Topiary gardening reached its height during the reign of William and Mary (1689–1702). William III., Prince of Orange, brought with him a taste for clipped yews, and also for elaborately designed iron gates and railings. He accentuated the prevailing taste. Turning again to Johnson, we find garden design “was now rendered still more opposed to nature by the heavy additions of crowded hedges of Box, Yew, etc., which, however, by rendering the style still more ridiculous, perhaps hastened the introduction of a more natural taste which burst forth later.” Some further idea of the prevalence of clipped trees is obtained from Celia Fiennes, who, in her chronicles of a journey “Through England on a Side Saddle in the time of William and Mary,” makes frequent reference to alleys of clipped trees and to yew and cypress cut into “severall forms.” William III. commenced the Kensington Gardens, and to alter a disfiguring gravel pit he employed the services of those famous Brompton nurserymen, London and Wise. In our time such a spot would in all probability be converted into a dell, with water and rock gardens, but London and Wise erected a mimic fortification, making the bastions and counterscarps of clipped yew and variegated holly. That this production was “long an object of wonder” can be easily understood, though whether it was one for “admiration” is open to question, notwithstanding that it had many admirers and was known as the “Siege of Troy.”

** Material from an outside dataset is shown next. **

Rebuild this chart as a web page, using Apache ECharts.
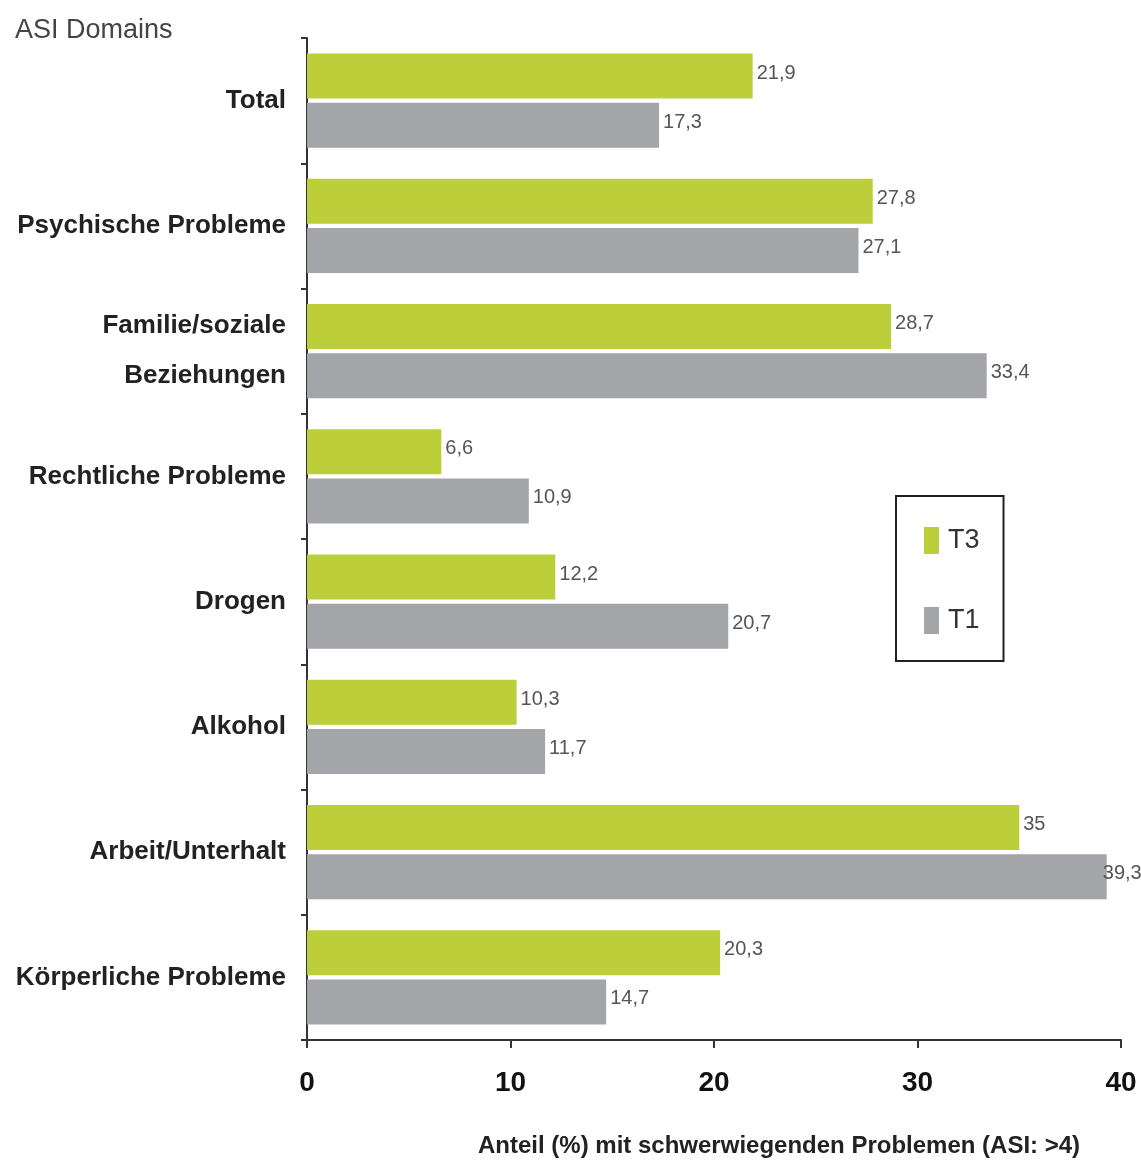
<!DOCTYPE html>
<html><head><meta charset="utf-8">
<script src="https://cdn.jsdelivr.net/npm/echarts@6/dist/echarts.min.js"></script>
<style>html,body{margin:0;padding:0;background:#fff}#c{width:1141px;height:1170px}</style>
</head><body><div id="c"></div>
<script>
const categories = ['Total','Psychische Probleme','Familie/soziale\nBeziehungen','Rechtliche Probleme','Drogen','Alkohol','Arbeit/Unterhalt','Körperliche Probleme'];
const t3Values = [21.9, 27.8, 28.7, 6.6, 12.2, 10.3, 35, 20.3];
const t1Values = [17.3, 27.1, 33.4, 10.9, 20.7, 11.7, 39.3, 14.7];
const xTicks = [0, 10, 20, 30, 40];
const FONT = "'Liberation Sans',Arial,sans-serif";
const fmt = p => String(p.value).replace('.', ',');
const xMax = xTicks[xTicks.length-1];
// labels of bars that reach the right edge are pulled in slightly so they stay visible
const withEdgeLabels = arr => arr.map(v => v > xMax - 1 ? {value:v, label:{distance:-4}} : v);
const chart = echarts.init(document.getElementById('c'), null, {renderer:'canvas'});
chart.setOption({
  animation:false,
  backgroundColor:'#fff',
  grid:{left:307,right:20,top:38,bottom:130,containLabel:false,outerBoundsMode:'none'},
  legend:{
    orient:'vertical', left:896, top:496,
    data:['T3','T1'],
    itemWidth:15, itemHeight:27, itemGap:53,
    padding:[31,24,27,28],
    borderColor:'#222', borderWidth:2,
    textStyle:{fontFamily:FONT, fontSize:27, color:'#333', padding:[0,0,0,4]},
    icon:'rect'
  },
  xAxis:{
    type:'value', min:xTicks[0], max:xMax, interval:10,
    splitLine:{show:false},
    axisLine:{show:true, lineStyle:{color:'#333', width:2}},
    axisTick:{show:true, length:8, lineStyle:{color:'#333', width:2}},
    axisLabel:{fontFamily:FONT, fontWeight:'bold', fontSize:28, color:'#111', margin:29}
  },
  yAxis:{
    type:'category', data:categories, inverse:true,
    axisLine:{show:true, lineStyle:{color:'#333', width:2}},
    axisTick:{show:true, length:6, lineStyle:{color:'#333', width:2}},
    axisLabel:{fontFamily:FONT, fontWeight:'bold', fontSize:26, color:'#222', margin:21, lineHeight:50}
  },
  graphic:[
    {type:'text', left:15, top:17, style:{text:'ASI Domains', font:"27px 'Liberation Sans',Arial,sans-serif", fill:'#444'}},
    {type:'text', left:478, top:1134, style:{text:'Anteil (%) mit schwerwiegenden Problemen (ASI: >4)', font:"bold 24px 'Liberation Sans',Arial,sans-serif", fill:'#222'}}
  ],
  series:[
    {name:'T3', type:'bar', data:withEdgeLabels(t3Values), barWidth:45, barGap:'9%',
     itemStyle:{color:'#bccf3a'},
     label:{show:true, position:'right', distance:4, formatter:fmt, fontFamily:FONT, fontSize:20, color:'#555', offset:[0,-3]}},
    {name:'T1', type:'bar', data:withEdgeLabels(t1Values), barWidth:45,
     itemStyle:{color:'#a4a5a9'},
     label:{show:true, position:'right', distance:4, formatter:fmt, fontFamily:FONT, fontSize:20, color:'#555', offset:[0,-3]}}
  ]
});
</script></body></html>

Vegetable sculpture seems now to have reached its limit of popularity and design. Hazlitt, in his “Gleanings in old Garden Literature,” hits off the situation admirably when he writes: “But it was to the Hollanders that London and his partner were indebted for that preposterous plan of deforming Nature by making her statuesque, and reducing her irregular and luxuriant lines to a dead and prosaic level through the medium of the shears. Gods, animals, and other objects were no longer carved out of stone; but the trees, shrubs and hedges were made to do double service as a body of verdure and a sculpture gallery.”